Enhanced dielectric properties induced by the rational design of interfacial buffer layer in MoS2/poly(arylene ether nitrile) composites

As the vital components of organic film capacitors, polymer-based dielectric composites present challenges in the simultaneous pursuit of toughness, high dielectric constant, low dielectric loss, and significant thermal stability. In this work, poly(arylene ether nitrile) (PEN) with pendant carboxy groups (PEN-COOH) was achieved through nucleophilic substitution, and then grafted onto the surface of molybdenum disulfide (MoS2) as interfacial buffer layer, forming PEN-COOH@MoS2 filler. Subsequently, the PEN-COOH@MoS2 was filled in PEN to fabricate PEN-COOH@MoS2/PEN composite dielectric films. The interfacial interaction between PEN-COOH@MoS2 and PEN was improved by pi-pi conjugation, hydrogen bonding interactions and similar polymer structure of PEN-COOH with PEN, triggering multiple interfaces polarization and delocalization effect.
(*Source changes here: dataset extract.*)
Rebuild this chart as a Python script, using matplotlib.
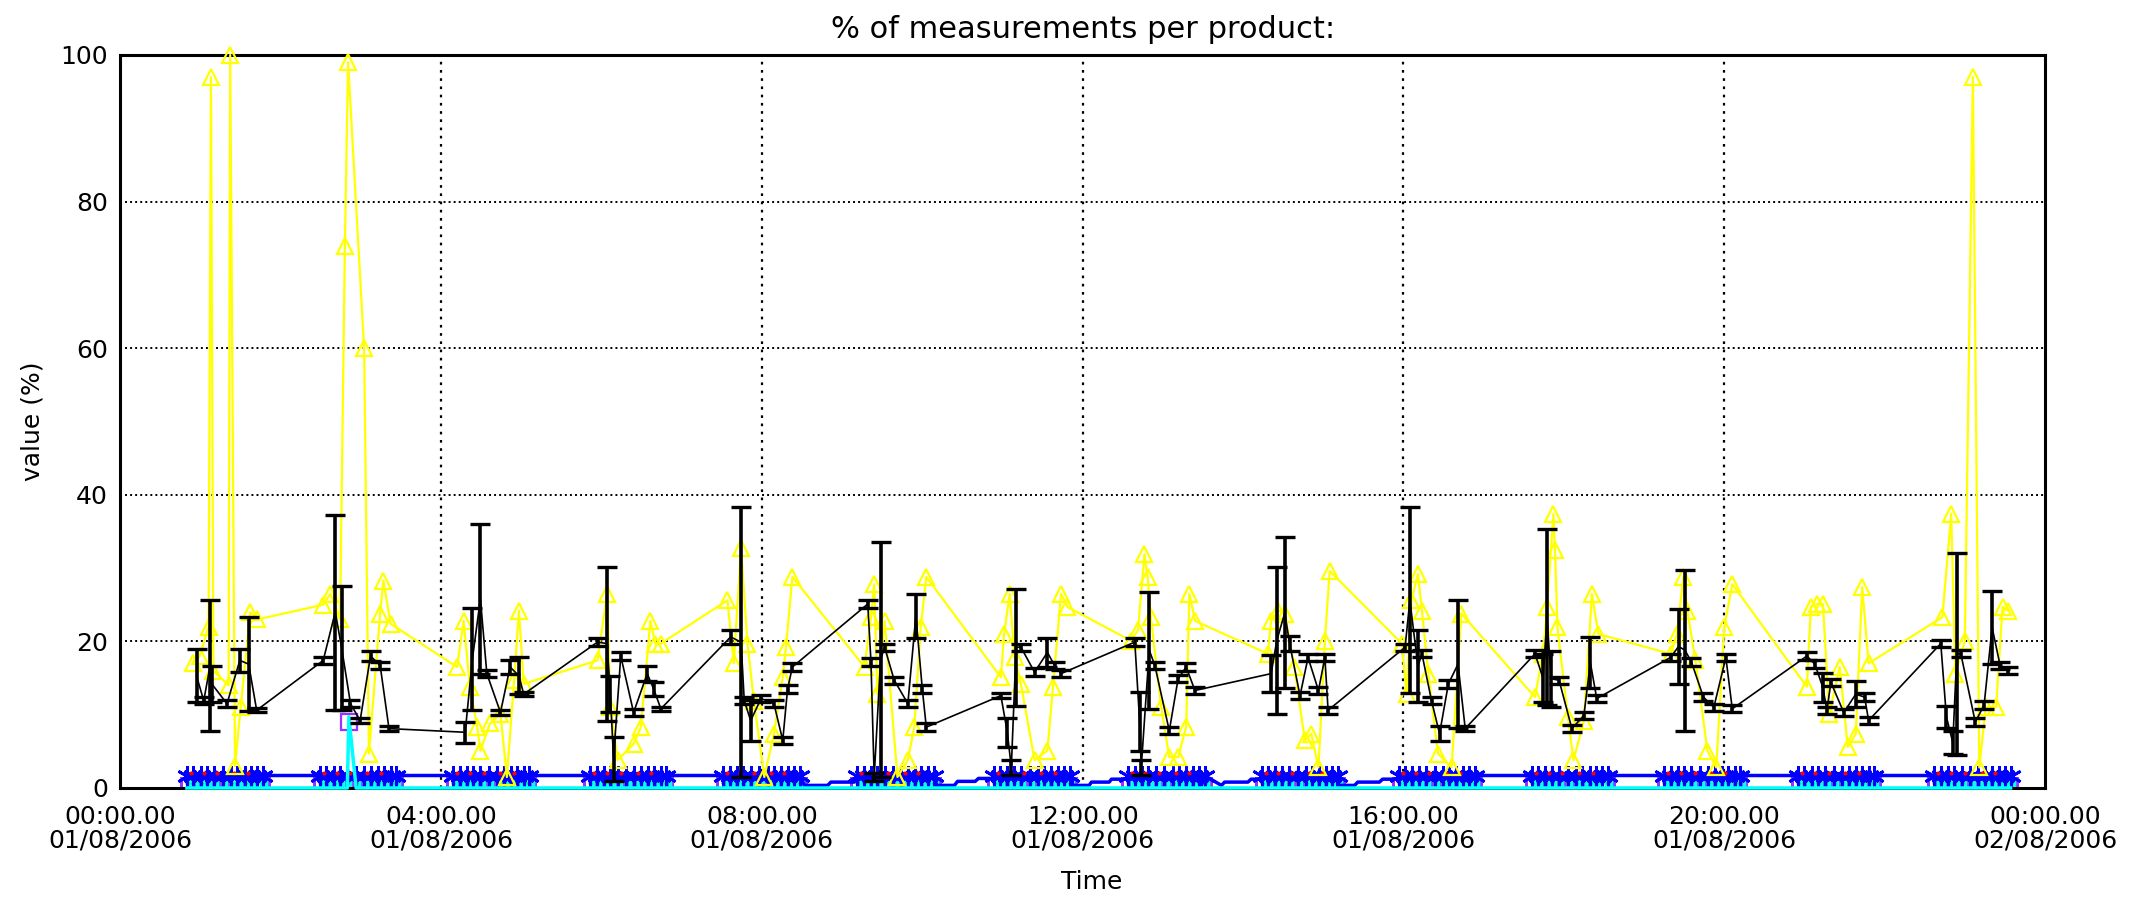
import matplotlib
matplotlib.use("Agg")
import matplotlib.pyplot as plt
import numpy as np

# ---------------- data (hours after 00:00 01/08/2006) ----------------
yellow_t = [
    0.91, 0.99, 1.10, 1.13, 1.16, 1.35, 1.37, 1.43, 1.50, 1.62, 1.71,
    2.53, 2.62, 2.74, 2.80, 2.84, 3.04, 3.10, 3.24, 3.28, 3.37,
    4.20, 4.28, 4.36, 4.45, 4.49, 4.61, 4.74, 4.82, 4.91, 4.97, 5.03,
    5.95, 6.07, 6.11, 6.20, 6.40, 6.49, 6.61, 6.67, 6.74,
    7.57, 7.65, 7.74, 7.82, 7.90, 8.03, 8.15, 8.26, 8.30, 8.38,
    9.28, 9.36, 9.40, 9.44, 9.53, 9.69, 9.82, 9.90, 9.98, 10.05,
    10.98, 11.02, 11.09, 11.15, 11.23, 11.40, 11.56, 11.63, 11.73, 11.81,
    12.60, 12.69, 12.77, 12.81, 12.85, 12.98, 13.08, 13.19, 13.29, 13.33, 13.40,
    14.31, 14.35, 14.44, 14.52, 14.64, 14.77, 14.85, 14.94, 15.02, 15.08,
    15.98, 16.04, 16.10, 16.18, 16.23, 16.31, 16.43, 16.60, 16.72,
    17.64, 17.74, 17.79, 17.87, 17.89, 17.92, 18.05, 18.12, 18.25, 18.35, 18.43,
    19.33, 19.41, 19.49, 19.54, 19.64, 19.79, 19.90, 20.00, 20.10,
    21.03, 21.08, 21.16, 21.23, 21.31, 21.44, 21.54, 21.64, 21.72, 21.80,
    22.72, 22.83, 22.88, 23.00, 23.10, 23.18, 23.26, 23.39, 23.47, 23.54]
yellow_v = [
    17, 18, 22, 97, 16, 14, 100, 3, 11, 24, 23,
    25, 26.5, 23, 74, 99, 60, 4.7, 23.8, 28.3, 22.4,
    16.5, 22.8, 13.8, 8.3, 5.1, 8.8, 10.1, 1.5, 14.7, 24.2, 14.2,
    17.4, 26.5, 11, 3.8, 6, 8.3, 22.8, 19.7, 19.7,
    25.6, 17, 32.8, 19.7, 11.9, 1.5, 7.4, 15.1, 19.2, 28.8,
    16.5, 23.3, 27.8, 12.8, 22.8, 1.5, 3.8, 8.3, 21.9, 28.8,
    15.1, 21, 26.5, 17.8, 14.2, 3.8, 5.1, 13.8, 26.5, 24.7,
    20.1, 21.5, 31.9, 28.8, 23.3, 11, 4.2, 4.2, 8.3, 26.5, 22.8,
    18.3, 22.8, 24.2, 23.8, 16.5, 6.5, 7.4, 2.8, 20.1, 29.6,
    19.7, 12.8, 25.6, 29.2, 24.2, 15.6, 4.7, 2.8, 23.8,
    12.4, 18.3, 24.7, 37.4, 32.4, 21.9, 9.7, 3.8, 9.2, 26.5, 21,
    18.3, 21, 28.8, 24.2, 17.4, 5.1, 2.8, 21.9, 27.8,
    13.8, 24.7, 25.1, 25.1, 10.1, 16.5, 5.6, 7.4, 27.4, 17,
    23.3, 37.4, 15.6, 20, 97, 2.8, 11, 11, 24.7, 24.2]

black_t = [
    0.95, 1.04, 1.12, 1.14, 1.33, 1.49, 1.60, 1.70,
    2.53, 2.68, 2.76, 2.87, 2.99, 3.12, 3.24, 3.35,
    4.30, 4.39, 4.49, 4.57, 4.74, 4.86, 4.97, 5.03,
    5.95, 6.07, 6.11, 6.15, 6.24, 6.40, 6.57, 6.65, 6.74,
    7.61, 7.74, 7.78, 7.86, 7.99, 8.15, 8.26, 8.32, 8.38,
    9.32, 9.36, 9.40, 9.48, 9.53, 9.65, 9.82, 9.92, 10.00, 10.05,
    10.98, 11.06, 11.11, 11.17, 11.23, 11.40, 11.56, 11.65, 11.73,
    12.65, 12.71, 12.73, 12.83, 12.90, 13.08, 13.19, 13.29, 13.40,
    14.35, 14.42, 14.52, 14.58, 14.71, 14.81, 14.94, 15.02, 15.06,
    16.02, 16.08, 16.18, 16.23, 16.35, 16.45, 16.56, 16.68, 16.77,
    17.64, 17.74, 17.79, 17.84, 17.94, 18.10, 18.25, 18.33, 18.41,
    19.33, 19.43, 19.51, 19.59, 19.74, 19.87, 20.02, 20.10,
    21.03, 21.13, 21.23, 21.28, 21.33, 21.49, 21.64, 21.75, 21.80,
    22.70, 22.77, 22.85, 22.90, 22.95, 23.13, 23.24, 23.34, 23.44, 23.54]
black_v = [
    15.3, 11.9, 16.7, 14.2, 11.5, 17.4, 16.9, 10.6,
    17.4, 24, 19.1, 11.5, 9.2, 18, 16.7, 8.1,
    7.6, 17.6, 25.8, 15.6, 10.3, 16.5, 15.3, 12.8,
    19.9, 19.7, 12.8, 4, 18, 10.3, 15.6, 13.5, 10.8,
    20.6, 19.9, 11.9, 9.2, 12.2, 11.5, 6.5, 13.5, 16.5,
    25.1, 17.2, 1.5, 17.5, 19.2, 14.7, 11.5, 23.5, 13.5, 8.3,
    12.6, 7.6, 2.8, 19.2, 19.2, 15.8, 18.5, 16.7, 15.6,
    19.9, 9.1, 2.8, 18.8, 16.7, 7.8, 14.9, 16.5, 13.3,
    15.6, 20.1, 23.9, 19.7, 12.6, 17.8, 13.3, 17.8, 10.6,
    19.2, 25.6, 16.6, 18.3, 11.9, 7.4, 14.2, 16.9, 8.1,
    18.3, 15, 23.3, 14.9, 14.7, 8.1, 9.9, 17.1, 12.2,
    17.8, 19.3, 18.8, 17.2, 12.4, 11, 17.8, 10.8,
    18, 16.9, 13.7, 10.6, 14.4, 10.3, 12.8, 12.4, 9.2,
    19.7, 9.7, 6.2, 18.3, 18.3, 9, 11.3, 21.9, 16.7, 16]
black_err = [
    3.6, 0.5, 8.9, 2.5, 0.5, 1.6, 6.4, 0.3,
    0.5, 13.3, 8.5, 0.5, 0.3, 0.7, 0.5, 0.3,
    1.4, 7, 10.2, 0.5, 0.3, 1.0, 2.5, 0.3,
    0.5, 10.5, 2.5, 3, 0.5, 0.5, 1, 1, 0.3,
    1, 18.4, 0.5, 2.8, 0.5, 0.5, 0.5, 0.5, 0.5,
    0.5, 0.5, 0.5, 16, 0.5, 0.5, 0.5, 3, 0.5, 0.5,
    0.3, 2, 1, 8, 0.5, 0.5, 2, 0.5, 0.5,
    0.5, 4, 1, 8, 0.5, 0.5, 0.5, 0.5, 0.5,
    2.5, 10, 10.3, 1, 0.5, 0.5, 0.5, 0.5, 0.5,
    0.5, 12.7, 4.9, 0.5, 0.5, 1, 0.5, 8.7, 0.3,
    0.5, 3.3, 12, 3.8, 0.5, 0.5, 0.5, 3.5, 0.5,
    0.5, 5.1, 11, 0.5, 0.5, 0.5, 0.5, 0.5,
    0.5, 0.5, 2, 0.5, 0.5, 0.5, 1.8, 0.5, 0.5,
    0.5, 1.5, 1.6, 13.8, 0.5, 0.5, 0.5, 5, 0.5, 0.5]

# low-level products, sampled within each pass
cluster_start_h = [0.83, 2.49, 4.15, 5.86, 7.52, 9.19, 10.89, 12.57,
                   14.23, 15.94, 17.60, 19.25, 20.92, 22.62]
sample_offsets_h = [0.0, 0.08, 0.17, 0.25, 0.34, 0.45, 0.55, 0.63, 0.72, 0.80, 0.88, 0.95]
red_offsets_h = [0.05, 0.21, 0.38, 0.59, 0.76]
blue_level = [1.7, 1.7, 1.7, 1.7, 1.7, 1.7, 1.7, 1.7, 1.7, 1.7, 1.7, 1.7, 1.7, 1.7]
red_level = [2.0, 2.0, 2.0, 2.0, 2.0, 2.0, 2.0, 2.0, 2.0, 2.0, 2.0, 2.0, 2.0, 2.0]
magenta_level = [0.6, 0.6, 0.6, 0.6, 0.6, 0.6, 0.6, 0.6, 0.6, 0.6, 0.6, 0.6, 0.6, 0.6]
green_level = [0.7, 0.7, 0.7, 0.7, 0.7, 0.7, 0.7, 0.7, 0.7, 0.7, 0.7, 0.7, 0.7, 0.7]
cyan_level = [0.0, 0.0, 0.0, 0.0, 0.0, 0.0, 0.0, 0.0, 0.0, 0.0, 0.0, 0.0, 0.0, 0.0]
# blue dips between some passes
blue_gap_t = [8.53, 8.82, 8.86, 9.15,
              10.18, 10.40, 10.44, 10.66, 10.70, 10.87,
              11.88, 12.08, 12.11, 12.33, 12.36, 12.55,
              13.48, 13.73, 13.77, 14.06, 14.10, 14.21,
              15.18, 15.39, 15.43, 15.70, 15.74, 15.92]
blue_gap_v = [0.35, 0.35, 0.8, 0.8,
              0.35, 0.35, 0.9, 0.9, 1.3, 1.3,
              0.35, 0.35, 0.8, 0.8, 1.2, 1.2,
              0.35, 0.35, 0.8, 0.8, 1.2, 1.2,
              0.35, 0.35, 0.8, 0.8, 1.2, 1.2]
# spike of cyan / magenta product during the second pass
cyan_spike_t = [2.80, 2.85, 2.97]
cyan_spike_v = [0.0, 9.7, 0.0]
magenta_spike_t = [2.85]
magenta_spike_v = [9.0]

x_ticks_h = [0, 4, 8, 12, 16, 20, 24]
x_tick_labels = ["00:00.00\n01/08/2006", "04:00.00\n01/08/2006", "08:00.00\n01/08/2006",
                 "12:00.00\n01/08/2006", "16:00.00\n01/08/2006", "20:00.00\n01/08/2006",
                 "00:00.00\n02/08/2006"]
y_ticks = [0, 20, 40, 60, 80, 100]

# ---------------- build sample arrays ----------------
samp_t = []
blue_v, mag_v, green_v, cyan_v = [], [], [], []
for i, s in enumerate(cluster_start_h):
    for o in sample_offsets_h:
        samp_t.append(s + o)
        blue_v.append(blue_level[i])
        mag_v.append(magenta_level[i])
        green_v.append(green_level[i])
        cyan_v.append(cyan_level[i])
samp_t = np.array(samp_t)
red_t, red_v = [], []
for i, s in enumerate(cluster_start_h):
    for o in red_offsets_h:
        red_t.append(s + o)
        red_v.append(red_level[i])

bl_t = np.concatenate([samp_t, blue_gap_t])
bl_v = np.concatenate([blue_v, blue_gap_v])
order = np.argsort(bl_t)
bl_t, bl_v = bl_t[order], bl_v[order]

cy_t = np.concatenate([samp_t, cyan_spike_t])
cy_v = np.concatenate([cyan_v, cyan_spike_v])
order = np.argsort(cy_t)
cy_t, cy_v = cy_t[order], cy_v[order]

# ---------------- figure ----------------
fig = plt.figure(figsize=(21.45, 9.10), dpi=100)
ax = fig.add_axes([0.0561, 0.1341, 0.8973, 0.8055])

ax.set_xlim(0, 24)
ax.set_ylim(0, 100)

# grid
for gx in x_ticks_h[1:-1]:
    ax.axvline(gx, color="black", lw=1.6, ls=(0, (1.2, 2.5)), zorder=0.5)
for gy in y_ticks[1:-1]:
    ax.axhline(gy, color="black", lw=1.4, ls=(0, (1, 1.6)), zorder=0.5)

purple = "#9933ff"
# low level products
ax.plot(samp_t, mag_v, ls="none", marker="s", ms=9, mew=2.2, mfc="none", color=purple, zorder=2.0)
ax.plot(samp_t + 0.04, np.array(cyan_v) + 0.6, ls="none", marker="|", ms=9, mew=2.5, color="cyan", zorder=2.05)
ax.plot(samp_t, green_v, ls="none", marker=".", ms=4, color="#00cc00", zorder=2.1)
ax.plot(bl_t, bl_v, color="#0000ff", lw=2.5, zorder=2.1)
ax.plot(samp_t, blue_v, ls="none", marker=(6, 2, 0), ms=15, mew=2.0, color="#0000ff", zorder=2.2)
ax.plot(red_t, red_v, ls="none", marker=".", ms=4, color="red", zorder=2.3)
ax.plot(cy_t, cy_v, color="cyan", lw=2.5, zorder=3, clip_on=False)
ax.plot(magenta_spike_t, magenta_spike_v, ls="none", marker="s", ms=11, mew=1.6, mfc="none",
        color=purple, zorder=2.4)

# yellow product
ax.plot(yellow_t, yellow_v, color="#ffff00", lw=1.6, marker="^", ms=11, mfc="none", mew=1.6,
        zorder=4, clip_on=False)

# black product with error bars
ax.errorbar(black_t, black_v, yerr=black_err, color="black", lw=1.2, elinewidth=2.6,
            capsize=7, capthick=2.4, zorder=5)

# axes styling
for sp in ax.spines.values():
    sp.set_linewidth(2.2)
    sp.set_color("black")
    sp.set_zorder(2.5)

ax.set_xticks(x_ticks_h)
ax.set_xticklabels(x_tick_labels, fontsize=18, linespacing=1.0)
ax.set_yticks(y_ticks)
ax.set_yticklabels([str(v) for v in y_ticks], fontsize=18)
ax.tick_params(axis="both", length=0)
ax.tick_params(axis="x", pad=12)
ax.tick_params(axis="y", pad=9)

ax.set_title("% of measurements per product:", fontsize=22, pad=12)
ax.set_xlabel("Time", fontsize=18)
ax.xaxis.set_label_coords(0.5047, -0.128)
ax.xaxis.label.set_verticalalignment("center")
ax.set_ylabel("value (%)", fontsize=18)
ax.yaxis.set_label_coords(-0.0457, 0.5)
ax.yaxis.label.set_verticalalignment("center")

fig.savefig("out.png", dpi=100, facecolor="white")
Consequently, the PEN-COOH@MoS2/PEN composite films were endowed an improving dielectric constant without largely sacrificing the dielectric loss compared with pure PEN film, synchronously maintaining better flexibility and thermal sta-bility. Particularly, the as-prepared composite with 15 wt% PEN-COOH@MoS2 loading possessed a dielectric constant of 7.53 at 1 kHz and increased by 97.12% compared with pure PEN film (3.82). Synchronously, the dielectric loss (0.0211 at 1 kHz) was still maintained the same order of magnitude as the PEN matrix. This work demonstrates that using PEN-COOH for interface engineering between polymers and semiconductors is a feasible alternative to manufacture dielectric materials and has achieved outstanding comprehensive results.